After the forms are signed we're led back into The Box screen were the original AND presentation took place for a further briefing and the creation of a register since during each session or visitation into the space the staff have to count us all in and count us back out again. Then Hentschlager himself also intones some further safety warnings in a manner that suggests he's something of a showman on the quiet, knowing that the best way to build up the tension is to give his audience every opportunity back out.  It works.  By now anxiety has turned to dread. I'm sitting with the palm of my hand over my mouth, my skin crawling.

The corridor at the side of the main space has been turned into a couple of white rooms or staging areas. In the first, the register is read out again, we agree that we’re all present again, and then we’re led into the next which is already filling up with the smog, though it resembles smoke more, as though the room next door is on fire. If this was Outbreak or some kind of space exploration piece this would be very much the decontamination chamber and the very last chance for us to walk away. But the temptation is too great. With this much build up, with all the forms, we have to know now whether any piece of art can live up to this hype.

The door opens and we’re led into main room which is filled with the fog and our hand is placed on the rope and told to walk forwards. Within seconds the world as we know it is gone, replaced by a white void. The 9/11 reference is inescapable, the moment in the streets of New York after the towers fell and the air was filled with dust, but also if we’re being less reductive, The Fog, The Mist, Silent Hill or the remake of The Fog. This initial sensation is similar to Gregor Schneider’s Kinderzimmer which was at the Whitworth in Manchester in 2009, but instead of a big dark blur, we see a big bright blur.

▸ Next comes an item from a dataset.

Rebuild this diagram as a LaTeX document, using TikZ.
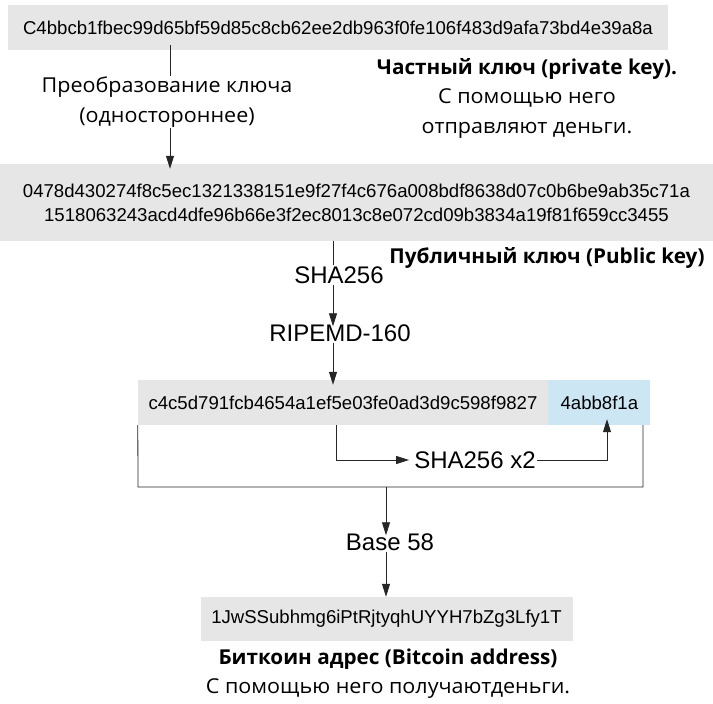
\documentclass[tikz,border=0pt]{standalone}
\usepackage{fontspec}
\setmainfont{Open Sans}[FakeStretch=1.05,BoldFeatures={FakeStretch=1.01}]
\newfontfamily\hexfont{Liberation Sans}
\usetikzlibrary{positioning,calc,arrows.meta}

\definecolor{keygray}{HTML}{E6E6E6}
\definecolor{sumblue}{HTML}{CCE6F4}

\tikzset{
  hexbox/.style={fill=keygray,inner sep=0pt,font=\hexfont\fontsize{18.6}{24}\selectfont},
  steplabel/.style={font=\hexfont\fontsize{24}{28}\selectfont,inner sep=1pt},
  note/.style={font=\fontsize{20.5}{29.5}\selectfont,align=center,inner sep=1pt},
  flow/.style={draw=black!85,line width=0.8pt},
  tip/.style={-{Triangle[length=13pt,width=8pt]}}
}

\begin{document}
\begin{tikzpicture}[x=1pt,y=-1pt]
\useasboundingbox[fill=white] (0,0) rectangle (713,704);

% private key
\node[hexbox,minimum width=660pt,minimum height=45pt] (priv) at (338,27.5) {C4bbcb1fbec99d65bf59d85c8cb62ee2db963f0fe106f483d9afa73bd4e39a8a};
\node[note] (conv) at (167,102) {Преобразование ключа\\(одностороннее)};
\node[note] (privnote) at (527,98) {\textbf{Частный ключ (private key).}\\С помощью него\\отправляют деньги.};

% public key
\node[hexbox,minimum width=713pt,minimum height=77pt,align=center] (pub) at (356.5,202.5) {0478d430274f8c5ec1321338151e9f27f4c676a008bdf8638d07c0b6be9ab35c71a\\1518063243acd4dfe96b66e3f2ec8013c8e072cd09b3834a19f81f659cc3455};
\node[note,font=\bfseries\fontsize{20.5}{24}\selectfont] (pubnote) at (547,258) {Публичный ключ (Public key)};
\node[steplabel] (sha) at (339,275) {SHA256};
\node[steplabel] (ripemd) at (340,333) {RIPEMD-160};

% hash and checksum
\node[hexbox,minimum width=410pt,minimum height=45pt] (hash) at (343,402.5) {c4c5d791fcb4654a1ef5e03fe0ad3d9c598f9827};
\node[hexbox,fill=sumblue,minimum width=102pt,minimum height=45pt,anchor=west] (check) at (hash.east) {4abb8f1a};
\node[steplabel] (dsha) at (475,460) {SHA256 x2};

% address
\node[steplabel] (base) at (390,542) {Base 58};
\node[hexbox,minimum width=372pt,minimum height=44pt] (addr) at (386.5,619) {1JwSSubhmg6iPtRjtyqhUYYH7bZg3Lfy1T};
\node[note] (addrnote) at (388,673.5) {\textbf{Биткоин адрес (Bitcoin address)}\\С помощью него получаютденьги.};

\coordinate (convx) at (170,0);
\coordinate (midx) at (333,0);
\coordinate (innerx) at (336,0);
\coordinate (checkx) at (607,0);
\coordinate (loopl) at (138,487);
\coordinate (loopr) at (643,487);
\coordinate (loopm) at (386,487);

\draw[flow] ([yshift=5pt]priv.south -| convx) -- (conv.north -| convx);
\draw[flow,tip] (conv.south -| convx) -- ([yshift=-5pt]pub.north -| convx);
\draw[flow] (pub.south -| midx) -- (sha.north -| midx);
\draw[flow,tip] (sha.south -| midx) -- ([yshift=-3pt]ripemd.north -| midx);
\draw[flow,tip] (ripemd.south -| midx) -- ([yshift=-5pt]hash.north -| midx);
\draw[flow] (hash.south west) -- (loopl) -- (loopr) -- (loopr |- check.south);
\draw[flow,tip] (hash.south -| innerx) -- (innerx |- dsha) -- ([xshift=-4pt]dsha.west);
\draw[flow,tip] (dsha.east) -| ([yshift=6pt]checkx |- check.south);
\draw[flow,tip] (loopm) -- ([yshift=-3pt]base.north -| loopm);
\draw[flow,tip] (base.south -| loopm) -- (addr.north -| loopm);
\end{tikzpicture}
\end{document}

What I gather must be a light show then begins but this isn’t some pyrotechnic display. Somehow abstract images are being created by messing with the natural functions of our eyesight so that we effectively have a kaleidoscopic effect directly in the retina. It’s impossible to photograph because a machine can’t easily simulate the effect and the photograph in the gallery leaflet (see above) just looks like a scene from one of the aforementioned films with a street level weather pattern in the title.  Every now and then the ghostly figure of the person in front of me appears but they're turned into something other, frightening, in the chaos.

As I walk forward, my hands initially clasping the rope for dear life, the colours change, from one shade into a multitude, the full spectrum. I keep thinking about 2001: A Space Odyssey and wondered what Kubrick and Clarke would have made of what amounted to their stargate sequence turned into an "ultimate trip” (as the movie poster described it) which anyone (disclaimers accepted) could undergo. I imagine if a György Ligeti soundtrack had been applied with its monosyllabic minimalist chant the anxiety levels would have been even higher.  But the artist wants to calm us so simply offers a simple, almost imperceptible accompaniment.

The optimal length for a visit is apparently twelve minutes. I left after seven although it felt much longer, impossible as it was to time the circuits. Everyone in the group was smiling.  It was generally impossible to know what to say, so unlike anything else was the, yes, experience. Indeed the main topic of conversation was exactly how we would describe it, something I think I've entirely failed at here. If you are in Liverpool and don't suffer from any of those ailment and aren't pregnant, this is just something you're going to have to try for yourself.

Abandon Normal Devices is at FACT Liverpool until 27th November.